To check for bad sectors:

  1. Select the hard drive you are trying to copy from.
  2. Right click and select Properties then the Tools tab.
  3. Select Check beside Error checking.
  4. Allow the process to complete.
  5. Repeat for the destination disk.

The disk checking tool is self-contained and will tell you if it finds bad sectors and will be able to repair them in the majority of cases. This may damage the file you are trying to move though so be aware of that before doing it.

You can run disk checks from the command prompt if you prefer.

  1. Open a CMD window as an administrator.
  2. Type or paste ‘chkdsk /f D:’ and hit Enter. Change ‘D:’ to the hard drive letter in question.
  3. Let the process complete.

If there were bad sectors, Windows may now be able to move the file.
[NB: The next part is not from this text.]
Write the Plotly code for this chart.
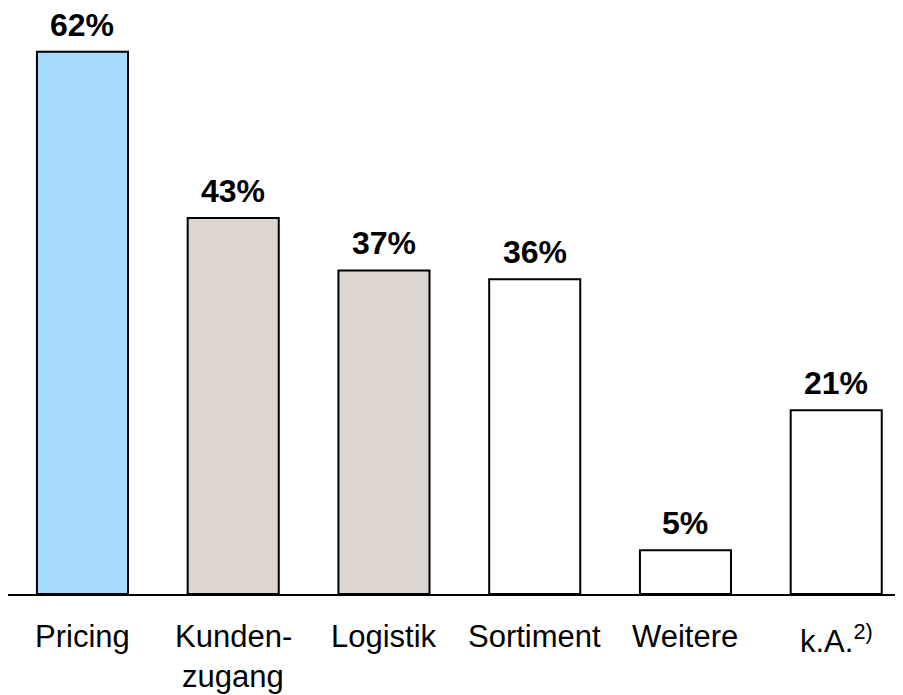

File permissions and ‘can’t read from the source file or disk’ errors

Sometimes, Windows gets confused with file permissions and has trouble letting go. It can also occur if you get sent a file by someone and Windows doesn’t give you ownership of the file. It can cause ‘can’t read from the source file or disk’ errors.

It is an easy one to fix though.

  1. Right click the file you are trying to copy and select Properties.
  2. Select the Security tab and then Edit in the center.
  3. Select the Add button in the center.
  4. Type your computer username in the box at the bottom and select Check Names.
  5. Select OK. This will take you back to the previous screen.
  6. Select your username in the top window, then check the box next to Full control in the bottom box.
  7. Select Apply and then OK.

Windows should now allow you to move the file as you need without throwing up the ‘can’t read from the source file or disk’ error.